Agreed.
Has anyone heard of the Baccalaureate program in our high schools? It’s a U. N. developed program that (in part) has U. S. students studying history (also) in part from a world view outside the U. S.
Any guesses on whether it’s a positive view of the U. S. as seen through other nations citizen’s eyes?
Part of learning history, is to learn why your own nation did things. You develop a sense of self, how our nation operates, why, and how that impacts the world positively from our point of view.
This process helps to build nationalistic understanding, national pride, nationalistic loyalty.
It’s part of the global plan to show the U. S. in a negative light even to it’s own citizens, so they won’t be as likely to object to globalism.
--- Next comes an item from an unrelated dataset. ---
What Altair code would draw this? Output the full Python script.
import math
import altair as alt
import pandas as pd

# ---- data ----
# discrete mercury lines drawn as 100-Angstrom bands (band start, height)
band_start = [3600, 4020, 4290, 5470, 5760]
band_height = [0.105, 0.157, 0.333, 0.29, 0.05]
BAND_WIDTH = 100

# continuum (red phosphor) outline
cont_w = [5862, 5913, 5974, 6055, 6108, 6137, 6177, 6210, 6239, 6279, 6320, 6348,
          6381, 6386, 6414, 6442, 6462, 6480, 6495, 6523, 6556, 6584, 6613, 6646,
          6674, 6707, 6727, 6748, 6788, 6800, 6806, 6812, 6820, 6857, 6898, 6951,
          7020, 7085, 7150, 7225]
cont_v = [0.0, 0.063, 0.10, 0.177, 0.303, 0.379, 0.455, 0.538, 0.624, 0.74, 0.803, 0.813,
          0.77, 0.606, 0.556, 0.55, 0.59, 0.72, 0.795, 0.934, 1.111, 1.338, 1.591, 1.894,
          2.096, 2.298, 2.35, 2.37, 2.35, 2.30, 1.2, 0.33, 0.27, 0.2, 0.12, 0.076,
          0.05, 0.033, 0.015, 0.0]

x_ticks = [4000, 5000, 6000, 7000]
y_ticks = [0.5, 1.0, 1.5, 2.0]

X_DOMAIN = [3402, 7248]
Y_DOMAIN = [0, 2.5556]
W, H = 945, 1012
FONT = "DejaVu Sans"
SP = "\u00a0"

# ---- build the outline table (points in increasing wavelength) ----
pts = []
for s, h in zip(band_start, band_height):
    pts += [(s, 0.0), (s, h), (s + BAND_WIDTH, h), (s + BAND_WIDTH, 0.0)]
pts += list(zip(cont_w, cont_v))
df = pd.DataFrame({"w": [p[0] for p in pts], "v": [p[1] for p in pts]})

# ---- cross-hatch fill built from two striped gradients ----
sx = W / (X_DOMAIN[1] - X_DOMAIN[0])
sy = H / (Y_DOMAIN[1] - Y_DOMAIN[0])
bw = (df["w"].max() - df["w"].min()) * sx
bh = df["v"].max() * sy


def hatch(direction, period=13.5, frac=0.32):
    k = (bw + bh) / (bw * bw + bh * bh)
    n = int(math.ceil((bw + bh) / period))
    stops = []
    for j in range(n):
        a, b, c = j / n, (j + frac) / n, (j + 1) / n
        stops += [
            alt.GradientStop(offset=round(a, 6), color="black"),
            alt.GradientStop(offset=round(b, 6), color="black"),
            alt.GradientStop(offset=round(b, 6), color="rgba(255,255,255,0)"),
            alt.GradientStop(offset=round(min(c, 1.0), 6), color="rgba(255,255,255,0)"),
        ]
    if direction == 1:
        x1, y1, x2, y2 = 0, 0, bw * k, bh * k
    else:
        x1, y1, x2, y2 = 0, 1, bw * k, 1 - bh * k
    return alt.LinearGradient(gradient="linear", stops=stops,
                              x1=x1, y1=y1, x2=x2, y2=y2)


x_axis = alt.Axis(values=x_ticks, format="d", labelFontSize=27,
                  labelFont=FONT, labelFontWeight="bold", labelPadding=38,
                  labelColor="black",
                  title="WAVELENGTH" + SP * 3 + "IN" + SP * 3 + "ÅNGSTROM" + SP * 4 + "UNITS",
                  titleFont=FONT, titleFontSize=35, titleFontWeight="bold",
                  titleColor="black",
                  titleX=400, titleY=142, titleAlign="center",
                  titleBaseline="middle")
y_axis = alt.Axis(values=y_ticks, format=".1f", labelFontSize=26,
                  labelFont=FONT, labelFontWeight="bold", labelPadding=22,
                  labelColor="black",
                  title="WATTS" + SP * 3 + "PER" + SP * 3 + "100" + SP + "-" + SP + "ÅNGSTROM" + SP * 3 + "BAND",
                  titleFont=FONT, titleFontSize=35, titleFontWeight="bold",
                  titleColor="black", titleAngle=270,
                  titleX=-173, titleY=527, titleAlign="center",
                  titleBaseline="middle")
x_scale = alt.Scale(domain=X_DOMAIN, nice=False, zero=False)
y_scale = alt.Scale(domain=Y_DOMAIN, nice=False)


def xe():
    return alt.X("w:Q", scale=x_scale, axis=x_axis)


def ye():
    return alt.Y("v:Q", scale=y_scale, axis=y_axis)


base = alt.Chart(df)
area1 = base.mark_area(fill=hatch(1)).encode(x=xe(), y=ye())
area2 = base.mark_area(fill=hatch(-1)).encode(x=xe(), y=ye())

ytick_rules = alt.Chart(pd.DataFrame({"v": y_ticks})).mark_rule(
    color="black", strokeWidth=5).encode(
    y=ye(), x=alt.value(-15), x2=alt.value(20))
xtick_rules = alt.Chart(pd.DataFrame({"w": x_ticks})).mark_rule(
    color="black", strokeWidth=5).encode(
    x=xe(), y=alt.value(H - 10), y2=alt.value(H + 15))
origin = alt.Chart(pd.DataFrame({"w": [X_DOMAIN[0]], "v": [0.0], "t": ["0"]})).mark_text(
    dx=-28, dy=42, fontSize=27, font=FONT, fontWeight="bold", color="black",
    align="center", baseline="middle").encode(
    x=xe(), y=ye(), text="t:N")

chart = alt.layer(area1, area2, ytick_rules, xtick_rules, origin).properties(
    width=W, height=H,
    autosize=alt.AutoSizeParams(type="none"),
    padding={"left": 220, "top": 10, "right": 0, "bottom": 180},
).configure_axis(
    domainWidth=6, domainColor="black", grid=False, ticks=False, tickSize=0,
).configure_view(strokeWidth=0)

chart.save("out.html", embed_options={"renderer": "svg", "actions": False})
I think it’s very insidious. We shouldn’t allow it.
The trend is global if the powers that be prevail.
One big mass of workers bees turning out products&profits for multinational conglomerates run by Ivy League egalitarians who could care less about means,, only the ends.. And sure as anything the US will get the butt end. ;-)
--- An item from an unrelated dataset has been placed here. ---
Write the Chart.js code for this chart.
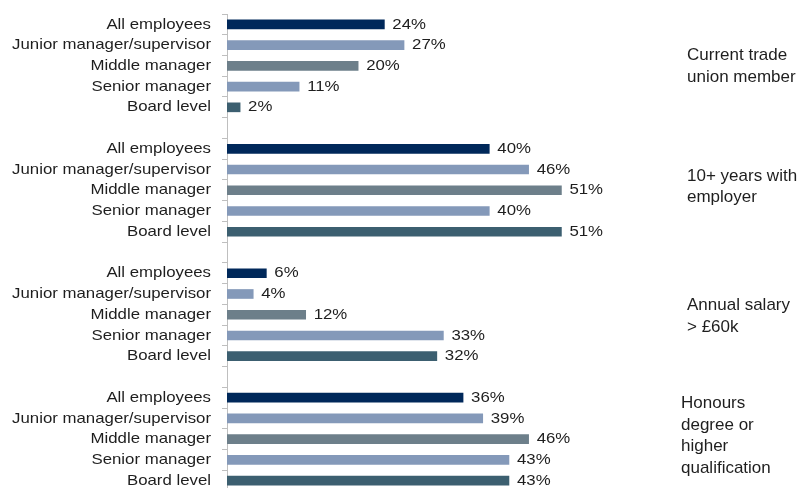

UNIVERSITY APPROVES HISTORY CLASS THAT DOESNT MENTION BOTH WORLD WARS
Anthropology class can meet U.S. history grad requirement, prompting debate and concern
Sacramento State University will now allow an anthropology course to fulfill the schools general education history requirement, a decision that has prompted fierce debate, with history scholars noting it effectively allows students to take a history class that doesnt even mention either World War, among other important topics.
As it stands, the anthropology class will reportedly focus on the intersection of race, class, gender, ethnicity and sexuality; the political economy of institutions and ideas, such as racism, classism, sexual stereotyping, family, religion, state, color blindness, multiculturalism, etc.; and, discourses of cultural diversity in the U.S.